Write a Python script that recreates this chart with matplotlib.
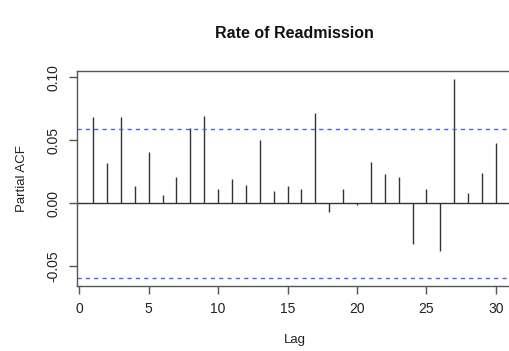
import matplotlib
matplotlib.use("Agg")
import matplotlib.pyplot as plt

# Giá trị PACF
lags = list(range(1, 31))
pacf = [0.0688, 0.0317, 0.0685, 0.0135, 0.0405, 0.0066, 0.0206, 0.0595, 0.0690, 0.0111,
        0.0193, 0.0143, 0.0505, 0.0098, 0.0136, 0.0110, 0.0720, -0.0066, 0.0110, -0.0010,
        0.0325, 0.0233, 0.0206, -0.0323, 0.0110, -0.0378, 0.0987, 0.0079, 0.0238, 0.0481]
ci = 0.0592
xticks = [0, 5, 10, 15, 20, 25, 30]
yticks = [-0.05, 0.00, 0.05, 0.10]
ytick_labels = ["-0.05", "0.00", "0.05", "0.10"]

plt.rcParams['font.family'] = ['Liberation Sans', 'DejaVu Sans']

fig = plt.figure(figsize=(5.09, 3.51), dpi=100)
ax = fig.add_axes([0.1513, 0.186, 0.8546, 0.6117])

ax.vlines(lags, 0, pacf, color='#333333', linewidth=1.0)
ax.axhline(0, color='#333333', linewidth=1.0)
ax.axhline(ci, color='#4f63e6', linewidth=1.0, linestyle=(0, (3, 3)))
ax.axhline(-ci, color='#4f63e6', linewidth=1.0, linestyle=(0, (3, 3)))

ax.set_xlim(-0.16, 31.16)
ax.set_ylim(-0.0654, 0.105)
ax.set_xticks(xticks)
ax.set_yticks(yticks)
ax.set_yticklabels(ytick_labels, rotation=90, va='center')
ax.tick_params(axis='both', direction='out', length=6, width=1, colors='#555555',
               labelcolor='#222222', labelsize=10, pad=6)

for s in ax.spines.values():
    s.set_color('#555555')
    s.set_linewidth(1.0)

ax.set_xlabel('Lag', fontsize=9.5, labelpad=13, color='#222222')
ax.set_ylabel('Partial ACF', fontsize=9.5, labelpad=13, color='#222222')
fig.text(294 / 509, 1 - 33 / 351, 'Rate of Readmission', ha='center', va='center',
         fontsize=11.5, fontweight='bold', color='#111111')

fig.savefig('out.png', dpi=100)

§

What to work on
Omit the pictures, then output the rest of the listing exactly.

Right answer
Write a Python script that recreates this chart with matplotlib.
import matplotlib
matplotlib.use("Agg")
import matplotlib.pyplot as plt

# Giá trị PACF
lags = list(range(1, 31))
pacf = [0.0688, 0.0317, 0.0685, 0.0135, 0.0405, 0.0066, 0.0206, 0.0595, 0.0690, 0.0111,
        0.0193, 0.0143, 0.0505, 0.0098, 0.0136, 0.0110, 0.0720, -0.0066, 0.0110, -0.0010,
        0.0325, 0.0233, 0.0206, -0.0323, 0.0110, -0.0378, 0.0987, 0.0079, 0.0238, 0.0481]
ci = 0.0592
xticks = [0, 5, 10, 15, 20, 25, 30]
yticks = [-0.05, 0.00, 0.05, 0.10]
ytick_labels = ["-0.05", "0.00", "0.05", "0.10"]

plt.rcParams['font.family'] = ['Liberation Sans', 'DejaVu Sans']

fig = plt.figure(figsize=(5.09, 3.51), dpi=100)
ax = fig.add_axes([0.1513, 0.186, 0.8546, 0.6117])

ax.vlines(lags, 0, pacf, color='#333333', linewidth=1.0)
ax.axhline(0, color='#333333', linewidth=1.0)
ax.axhline(ci, color='#4f63e6', linewidth=1.0, linestyle=(0, (3, 3)))
ax.axhline(-ci, color='#4f63e6', linewidth=1.0, linestyle=(0, (3, 3)))

ax.set_xlim(-0.16, 31.16)
ax.set_ylim(-0.0654, 0.105)
ax.set_xticks(xticks)
ax.set_yticks(yticks)
ax.set_yticklabels(ytick_labels, rotation=90, va='center')
ax.tick_params(axis='both', direction='out', length=6, width=1, colors='#555555',
               labelcolor='#222222', labelsize=10, pad=6)

for s in ax.spines.values():
    s.set_color('#555555')
    s.set_linewidth(1.0)

ax.set_xlabel('Lag', fontsize=9.5, labelpad=13, color='#222222')
ax.set_ylabel('Partial ACF', fontsize=9.5, labelpad=13, color='#222222')
fig.text(294 / 509, 1 - 33 / 351, 'Rate of Readmission', ha='center', va='center',
         fontsize=11.5, fontweight='bold', color='#111111')

fig.savefig('out.png', dpi=100)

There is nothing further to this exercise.